3D Printing Tips: Preventing Nozzle Jams Using Canola Oil
When it comes to 3D printing large objects (such as this 27” tall Frankenstein head, or
this full-size 3D figure),
there are several factors to keep in mind. For example, a leveled print bed is the foundation of a successful print, therefore, make sure to verify the bed
level before starting a print (Read Guide to Level the Print Bed). If a 3D
print requires using two materials or colors, make sure the nozzles are calibrated and aligned correctly (Guide to Change and Calibrate a Nozzle).
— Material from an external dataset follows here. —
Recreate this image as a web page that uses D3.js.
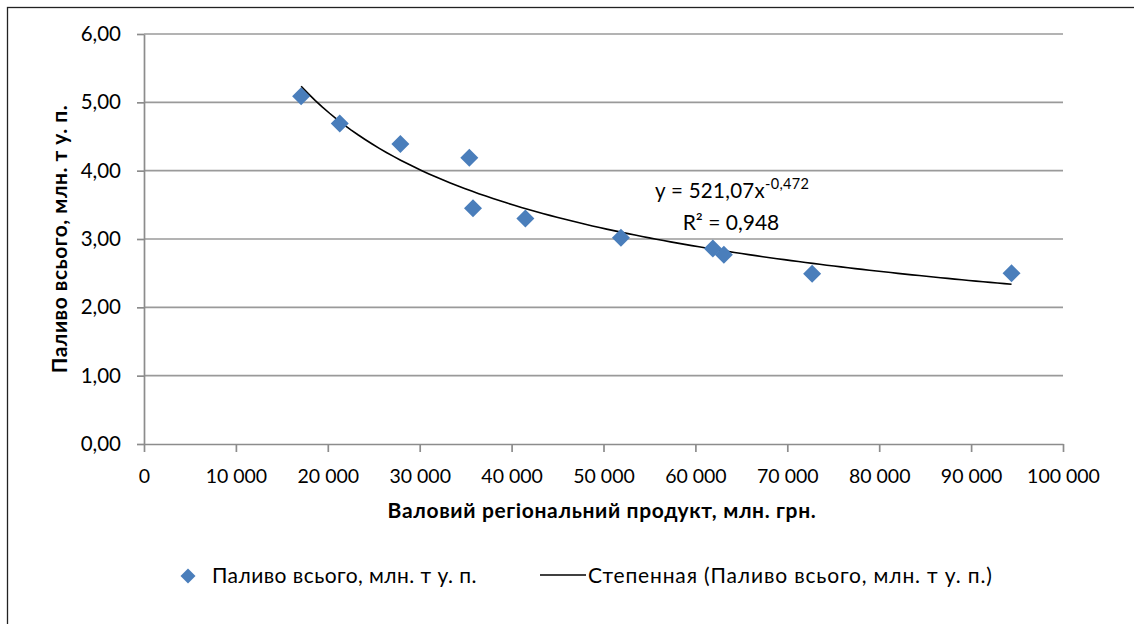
<!DOCTYPE html>
<meta charset="utf-8">
<style>
body { margin: 0; background: #fff; }
text { font-family: Lato, "Open Sans", sans-serif; fill: #000; }
.axis path, .axis line { stroke: #8c8c8c; stroke-width: 1.7; }
.grid line { stroke: #9a9a9a; stroke-width: 1.7; }
</style>
<body>
<script src="https://d3js.org/d3.v7.min.js"></script>
<script>

// data: gross regional product (mln UAH) vs fuel (mln t c.e.)
var grp  = [17100, 21300, 27900, 35400, 35800, 41500, 51900, 61900, 63100, 72700, 94400];
var fuel = [5.09, 4.69, 4.39, 4.19, 3.45, 3.30, 3.02, 2.86, 2.77, 2.49, 2.50];
var xTicks = [0, 10000, 20000, 30000, 40000, 50000, 60000, 70000, 80000, 90000, 100000];
var yTicks = [0, 1, 2, 3, 4, 5, 6];
// power trendline shown on the chart
var trendA = 521.07, trendB = -0.472, trendR2 = "0,948";

var W = 1134, H = 624;
var margin = {top: 34, right: 72, bottom: 180, left: 144},
    width = 1063 - margin.left,
    height = 444 - margin.top;

var loc = d3.formatLocale({decimal: ",", thousands: " ", grouping: [3], currency: ["", ""]});
var fx = loc.format(",d"), fy = loc.format(".2f");

var svg = d3.select("body").append("svg")
    .attr("width", W).attr("height", H);

// outer chart border (only left/top edges are inside the frame)
svg.append("rect")
    .attr("x", 7.5).attr("y", 7.5)
    .attr("width", W + 20).attr("height", H + 20)
    .attr("fill", "none").attr("stroke", "#222").attr("stroke-width", 1.3);

var g = svg.append("g")
    .attr("transform", "translate(" + margin.left + "," + margin.top + ")");

var x = d3.scaleLinear().domain([0, 100000]).range([0, width]);
var y = d3.scaleLinear().domain([0, 6]).range([height, 0]);

// horizontal gridlines
g.append("g").attr("class", "grid")
  .selectAll("line").data(yTicks.slice(1)).enter().append("line")
    .attr("x1", 0).attr("x2", width)
    .attr("y1", function(d) { return y(d); })
    .attr("y2", function(d) { return y(d); });

// x axis
var xa = g.append("g").attr("class", "axis")
    .attr("transform", "translate(0," + height + ")")
    .call(d3.axisBottom(x).tickValues(xTicks).tickFormat(fx).tickSize(8).tickSizeOuter(0));
xa.selectAll("text").attr("font-size", "19.5px").attr("dy", "1.42em");

// y axis
var ya = g.append("g").attr("class", "axis")
    .call(d3.axisLeft(y).tickValues(yTicks).tickFormat(fy).tickSize(7).tickPadding(16).tickSizeOuter(0));
ya.selectAll("text").attr("font-size", "20.5px");
svg.selectAll(".axis .domain").attr("stroke", "#8c8c8c");

// trendline
var trend = d3.range(0, 101).map(function(i) {
  var xv = d3.min(grp) + (d3.max(grp) - d3.min(grp)) * i / 100;
  return [xv, trendA * Math.pow(xv, trendB)];
});
g.append("path")
    .datum(trend)
    .attr("fill", "none").attr("stroke", "#000").attr("stroke-width", 1.6)
    .attr("d", d3.line().x(function(d) { return x(d[0]); }).y(function(d) { return y(d[1]); }));

// markers
function diamond(r) { return "M0," + (-r) + "L" + r + ",0L0," + r + "L" + (-r) + ",0Z"; }
g.selectAll(".pt").data(grp).enter().append("path")
    .attr("class", "pt")
    .attr("transform", function(d, i) { return "translate(" + x(d) + "," + y(fuel[i]) + ")"; })
    .attr("d", diamond(9))
    .attr("fill", "#4a7ebb");

// trendline equation
var eq = svg.append("text").attr("x", 655).attr("y", 198).attr("font-size", "20.5px").attr("letter-spacing", "0.3px");
eq.append("tspan").text("y = 521,07x");
eq.append("tspan").attr("dy", -9).attr("font-size", "14.5px").text("-0,472");
svg.append("text").attr("x", 731).attr("y", 230).attr("text-anchor", "middle")
    .attr("font-size", "21px").text("R² = " + trendR2);

// axis titles
svg.append("text")
    .attr("x", 602).attr("y", 518).attr("text-anchor", "middle")
    .attr("font-size", "21px").attr("font-weight", "bold").attr("letter-spacing", "0.65px")
    .text("Валовий регіональний продукт, млн. грн.");
svg.append("text")
    .attr("transform", "translate(67,239) rotate(-90)")
    .attr("text-anchor", "middle")
    .attr("font-size", "21px").attr("font-weight", "bold").attr("letter-spacing", "0.5px")
    .text("Паливо всього, млн. т у. п.");

// legend
svg.append("path").attr("transform", "translate(188,576)").attr("d", diamond(7.5)).attr("fill", "#4a7ebb");
svg.append("text").attr("x", 212).attr("y", 583).attr("font-size", "21px").attr("letter-spacing", "0.45px")
    .text("Паливо всього, млн. т у. п.");
svg.append("line").attr("x1", 540).attr("x2", 586).attr("y1", 575).attr("y2", 575)
    .attr("stroke", "#000").attr("stroke-width", 1.6);
svg.append("text").attr("x", 588).attr("y", 583).attr("font-size", "21px").attr("letter-spacing", "0.85px")
    .text("Степенная (Паливо всього, млн. т у. п.)");

</script>
</body>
For both small and large scale 3D prints, prepare the print bed with beer or other solution to promote good bed adhesion (Read Guide to Prepare Print Bed).
Among these success factors, ensuring a well lubricated and jam-free nozzle is one of the most important.
In this blog, we are going to walk through a simple canola oil treatment that will help prevent nozzles from jamming and clogging, especially when printing
big 3D prints.
3D Printing Tips: The Simple Canola Oil Treatment
The canola oil treatment, also known as the process of “seasoning the nozzle,” helps lubricate the nozzle, prevents material build-up inside the nozzle, and
improves overall print reliability. This process can be done before starting a new print, or while the print is running. We recommend performing this
procedure every other day, or before starting a big print.
– Dab a drop of canola oil on a piece of paper towel.
– Rub the paper towel with the oil on the filament that is feeding into the extruder.
– Extrude approximately 100 – 200 mm of filament to ensure the oil is evenly distributed.
Video Tutorial:Why Canola Oil?
The canola oil treatment technique has been used among FFF 3D printer users for many years. It is believed to be one of most simple and effective ways to
prevent nozzles from jamming and clogging. Because PLA material has a lower melting point (at right around 200°C), this technique works especially well with
using PLA, as well as when switching between different material types.
Canola oil’s smoke point is approximately 204°C, and fire point is around 400°C (Reference: https://en.wikipedia.org/wiki/Canola)
this technique will lubricate the nozzle without causing a fire hazard.